“El Río”, varias ideas sin desarrollar

La película boliviana “El Río” se presenta como una reflexión sobre la violencia contra la mujer y el machismo en el oriente del país. Pero difícilmente es tal cosa. Para serlo tendría que desarrollar la perspectiva de la víctima de la violencia, Julieta (Valentina Villalpando), esposa de Rafael (Fernando Arze), un joven patriarca asentado en el Beni. En cambio, adopta el enfoque de Sebastián (Santiago Rozo), el hijo de Rafael y a la vez pretendiente y “compañero de juegos” –literal y metafóricamente hablando– de Julieta, cuya elegante figura en traje de baño se broncea cada mañana ante sus ojos. Todo esto corresponde mejor con una narración de tipo costumbrista sobre deseos adolescentes, incesto y malas relaciones paternales.

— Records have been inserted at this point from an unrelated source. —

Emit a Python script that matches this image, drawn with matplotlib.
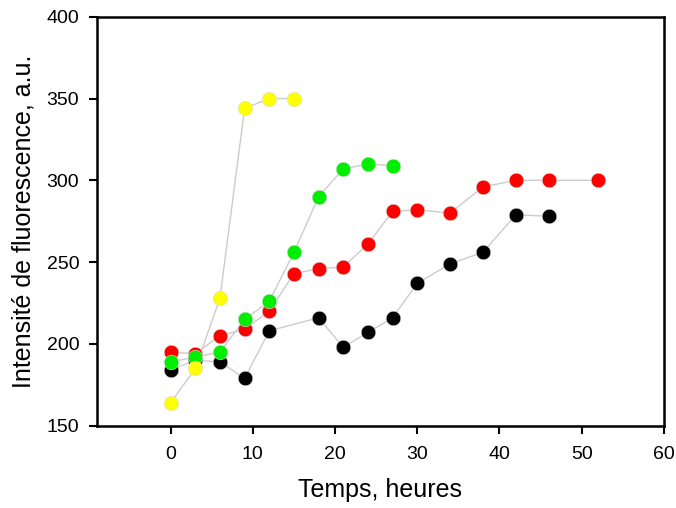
import matplotlib
matplotlib.use("Agg")
import matplotlib.pyplot as plt

plt.rcParams['font.family'] = ['Liberation Sans', 'DejaVu Sans']

# data
t_black = [0, 3, 6, 9, 12, 18, 21, 24, 27, 30, 34, 38, 42, 46]
y_black = [184, 190, 189, 179, 208, 216, 198, 207, 216, 237, 249, 256, 279, 278]

t_red = [0, 3, 6, 9, 12, 15, 18, 21, 24, 27, 30, 34, 38, 42, 46, 52]
y_red = [195, 194, 205, 209, 220, 243, 246, 247, 261, 281, 282, 280, 296, 300, 300, 300]

t_green = [0, 3, 6, 9, 12, 15, 18, 21, 24, 27]
y_green = [189, 192, 195, 215, 226, 256, 290, 307, 310, 309]

t_yellow = [0, 3, 6, 9, 12, 15]
y_yellow = [164, 185, 228, 344, 350, 350]

series = [
    (t_black, y_black, "#000000"),
    (t_red, y_red, "#ff0000"),
    (t_green, y_green, "#00ee00"),
    (t_yellow, y_yellow, "#ffff00"),
]

fig = plt.figure(figsize=(6.76, 5.08), dpi=100)
ax = fig.add_axes([0.143, 0.162, 0.839, 0.805])

for i, (t, y, c) in enumerate(series):
    ax.plot(t, y, color="#cccccc", lw=1, zorder=1)
    ax.plot(t, y, "o", color=c, ms=10.5, mec="#dddddd", mew=0.4, zorder=2 + i)

ax.set_xlim(-9, 60)
ax.set_ylim(150, 400)
ax.set_xticks([0, 10, 20, 30, 40, 50, 60])
ax.set_yticks([150, 200, 250, 300, 350, 400])
ax.tick_params(direction="out", length=5.5, width=1.5, labelsize=14, pad=7)
ax.tick_params(axis="x", pad=9)
for s in ax.spines.values():
    s.set_linewidth(1.8)

ax.set_xlabel("Temps, heures", fontsize=18, labelpad=11)
ax.set_ylabel("Intensité de fluorescence, a.u.", fontsize=18, labelpad=8)

fig.savefig("out.png", dpi=100)
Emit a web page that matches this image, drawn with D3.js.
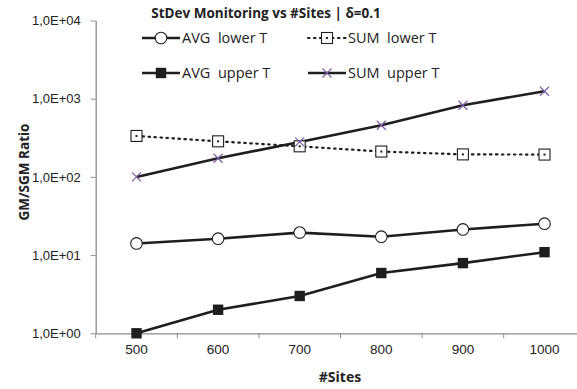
<!DOCTYPE html>
<html>
<head>
<meta charset="utf-8">
<script src="https://cdn.jsdelivr.net/npm/d3@7"></script>
<style>
    html, body { margin: 0; padding: 0; background: #fff; }
    svg { display: block; font-family: "Open Sans", "Liberation Sans", sans-serif; }
</style>
</head>
<body>
<svg id="chart" width="577" height="389"></svg>
<script>
    'use strict';

    var sites = ['500', '600', '700', '800', '900', '1000'];
    var avgLower = [14.1, 16.2, 19.4, 17.2, 21.3, 25.2];
    var sumLower = [334, 285, 246, 211, 194, 193];
    var avgUpper = [1, 2, 3, 5.9, 7.9, 10.9];
    var sumUpper = [100, 173, 280, 457, 824, 1245];
    var yTicks = [1, 10, 100, 1000, 10000];
    var yTickLabels = ['1,0E+00', '1,0E+01', '1,0E+02', '1,0E+03', '1,0E+04'];

    var LINE_COLOR = '#1e1e1e';
    var AXIS_COLOR = '#8c8c8c';
    var CROSS_COLOR = '#7b5ea7';

    var series = [
        { name: 'AVG  lower T', values: avgLower, marker: 'circle', dash: null },
        { name: 'SUM  lower T', values: sumLower, marker: 'openSquare', dash: '1.5,4.5' },
        { name: 'AVG  upper T', values: avgUpper, marker: 'square', dash: null },
        { name: 'SUM  upper T', values: sumUpper, marker: 'cross', dash: null }
    ];

    var svg = d3.select('#chart');
    var left = 95.7;
    var bottom = 333.3;

    var x = d3.scaleBand().domain(sites).range([left, left + 6 * 81.6]);
    var y = d3.scaleLog().domain([1, 10000]).range([bottom, 20.5]);

    function cx(i) {
        return x(sites[i]) + x.bandwidth() / 2;
    }

    function drawMarker(g, type, px, py) {
        if (type === 'circle') {
            g.append('circle').attr('cx', px).attr('cy', py).attr('r', 5.8)
                .attr('fill', '#fff').attr('stroke', LINE_COLOR).attr('stroke-width', 1.1);
        } else if (type === 'openSquare') {
            g.append('rect').attr('x', px - 5.5).attr('y', py - 5.5).attr('width', 11).attr('height', 11)
                .attr('fill', '#fff').attr('stroke', LINE_COLOR).attr('stroke-width', 1.1);
            g.append('rect').attr('x', px - 1).attr('y', py - 1).attr('width', 2).attr('height', 2)
                .attr('fill', LINE_COLOR);
        } else if (type === 'square') {
            g.append('rect').attr('x', px - 5.2).attr('y', py - 5.2).attr('width', 10.4).attr('height', 10.4)
                .attr('fill', LINE_COLOR);
        } else if (type === 'cross') {
            g.append('path')
                .attr('d', 'M' + (px - 4.5) + ',' + (py - 4.5) + 'L' + (px + 4.5) + ',' + (py + 4.5) +
                    'M' + (px - 4.5) + ',' + (py + 4.5) + 'L' + (px + 4.5) + ',' + (py - 4.5))
                .attr('stroke', CROSS_COLOR).attr('stroke-width', 1.2).attr('fill', 'none');
        }
    }

    // axes
    var xAxis = d3.axisBottom(x).tickSize(0).tickFormat(function (d) { return d; });
    var gx = svg.append('g').attr('transform', 'translate(0,' + bottom + ')').call(xAxis);
    gx.select('.domain').attr('stroke', AXIS_COLOR).attr('stroke-width', 1.3);
    gx.selectAll('text').attr('font-size', 13.5).attr('fill', '#222').attr('dy', '1.3em');
    svg.append('g').selectAll('line')
        .data(sites)
        .join('line')
        .attr('x1', function (d) { return x(d); })
        .attr('x2', function (d) { return x(d); })
        .attr('y1', bottom)
        .attr('y2', bottom + 5)
        .attr('stroke', AXIS_COLOR)
        .attr('stroke-width', 1);

    var yAxis = d3.axisLeft(y).tickValues(yTicks).tickSize(5).tickSizeOuter(0)
        .tickFormat(function (d, i) { return yTickLabels[i]; });
    var gy = svg.append('g').attr('transform', 'translate(' + left + ',0)').call(yAxis);
    gy.select('.domain').attr('stroke', AXIS_COLOR).attr('stroke-width', 1.3);
    gy.selectAll('.tick line').attr('stroke', AXIS_COLOR);
    gy.selectAll('text').attr('font-size', 13).attr('fill', '#222').attr('x', -15);

    // lines and markers
    var line = d3.line()
        .x(function (d, i) { return cx(i); })
        .y(function (d) { return y(d); });

    series.forEach(function (s) {
        svg.append('path')
            .datum(s.values)
            .attr('d', line)
            .attr('fill', 'none')
            .attr('stroke', LINE_COLOR)
            .attr('stroke-width', s.dash ? 2.2 : 2.6)
            .attr('stroke-linecap', s.dash ? 'round' : 'butt')
            .attr('stroke-dasharray', s.dash);
    });
    series.forEach(function (s) {
        var g = svg.append('g');
        s.values.forEach(function (v, i) {
            drawMarker(g, s.marker, cx(i), y(v));
        });
    });

    // legend
    var legendPos = [
        { x: 142, y: 38 },
        { x: 308, y: 38 },
        { x: 142, y: 73 },
        { x: 308, y: 73 }
    ];
    series.forEach(function (s, i) {
        var p = legendPos[i];
        var g = svg.append('g');
        g.append('line')
            .attr('x1', p.x).attr('x2', p.x + 38)
            .attr('y1', p.y).attr('y2', p.y)
            .attr('stroke', LINE_COLOR)
            .attr('stroke-width', s.dash ? 2.2 : 2.6)
            .attr('stroke-linecap', s.dash ? 'round' : 'butt')
            .attr('stroke-dasharray', s.dash);
        drawMarker(g, s.marker, p.x + 19, p.y);
        g.append('text')
            .attr('x', p.x + 40).attr('y', p.y)
            .attr('dy', '0.35em')
            .attr('font-size', 14.5)
            .attr('fill', '#222')
            .attr('xml:space', 'preserve')
            .style('white-space', 'pre')
            .text(s.name);
    });

    // titles
    svg.append('text')
        .attr('x', 266).attr('y', 18)
        .attr('text-anchor', 'middle')
        .attr('font-size', 13.5)
        .attr('font-weight', 'bold')
        .attr('fill', '#222')
        .text('StDev Monitoring vs #Sites | δ=0.1');

    svg.append('text')
        .attr('x', 340).attr('y', 382)
        .attr('text-anchor', 'middle')
        .attr('font-size', 14)
        .attr('font-weight', 'bold')
        .attr('fill', '#222')
        .text('#Sites');

    svg.append('text')
        .attr('transform', 'translate(29,172) rotate(-90)')
        .attr('text-anchor', 'middle')
        .attr('font-size', 13.5)
        .attr('font-weight', 'bold')
        .attr('fill', '#222')
        .text('GM/SGM Ratio');
</script>
</body>
</html>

Pero no solo se trata del enfoque. En general, las señales de tipo “social” que el espectador encuentra en la película son vagas y no muy convincentes. Rafael, quien debe fungir de villano, en realidad no lo es, o al menos no tanto como para merecer el final que se le reserva. Julieta es rebelde, pero más como marca de nacimiento (en la imaginación del guionista) que por algo en particular que ocurra ante nuestros ojos. Las escenas sexuales no son intercambios, sino actos de satisfacción machista, pero que resultan contradictorios con el tipo de relaciones que las parejas que los protagonizan (Julieta-Rafael e Inés-Sebastián) llevan entre ellas, lo que nos deja en ayunas respecto a las motivaciones del mal sexo.

Esta disonancia entre lo que el equipo de producción de la película piensa que hizo y lo que realmente logró hacer constituye la clave de una crítica a “El Río”, signada por la indecisión, por la poca nitidez del trazo. Su director y escritor, Juan Pablo Richter, no ha logrado imprimirle un rumbo definido a la película: coquetea con varias ideas, la educación sentimental, el feminismo, la ficción folclórica, en fin, pero deja todas simplemente apuntadas, sin desarrollar. Richter tiene buen gusto: su película está bellamente fotografiada y evita sistemáticamente los excesos melodramáticos, pero en cambio carece de elocuencia, de contundencia expositiva. Y no lo digo solamente por el minimalismo de los diálogos, puesto que a veces –raras veces, sin embargo– este puede potenciar un discurso. Tampoco por el recurso exagerado a los “silencios significativos”. Ni por la lentitud narrativa. Lo digo porque todo este silencio, toda esta contención, toda esta lentitud no están ahí “en función de”, es decir, no sirven a un planteamiento dramático que el espectador pueda reconocer, y por tanto no son elementos de una forma personal de narrar una historia, sino homenajes al cine consumido por el director.

Un crítico joven ha dicho que si la película “El Río” falla es porque Richter lo puede todo, pero los actores que eligió no estuvieron a la altura del talento del director. Esta opinión no solo es excéntrica (al final el responsable de las actuaciones también es el director), sino injusta: el filme está bien actuado por una prometedora nueva generación de artistas (Rozo, Villalpando y Julia Hernández). Arce actúa con solvencia. Hay defectos en la impostación por parte de algunos personajes del acento boliviano oriental, pero no me parecen graves hoy que todos tenemos que ver cine doblado con acentos “neutros”. En todo caso, no es responsabilidad de los actores, como señala equivocadamente el citado crítico, el “construir” los personajes, solo el interpretarlos. Los personajes se construyen por medio del guion, por medio de acciones y diálogos, es decir, lo interno se esculpe por medio de lo externo, como ocurre también en la vida, en la que no podemos conocer la personalidad de nadie más que juzgando por lo que hace y dice. Un actor puede mejorar, atenuar o intensificar, pero no sobrepasar lo establecido en el libreto. Si Rafael es y al mismo tiempo no es un villano –y no porque sea un personaje complejo, sino porque no está bien definido–, esto sin duda no es culpa de Arce. Y así sucesivamente.

Puntos a favor de esta película son la excelente fotografía de Nicolás Pinzón, la banda sonora de Juan José Luzuriaga y el deseo de retratar otros lugares del país, además de los consabidos.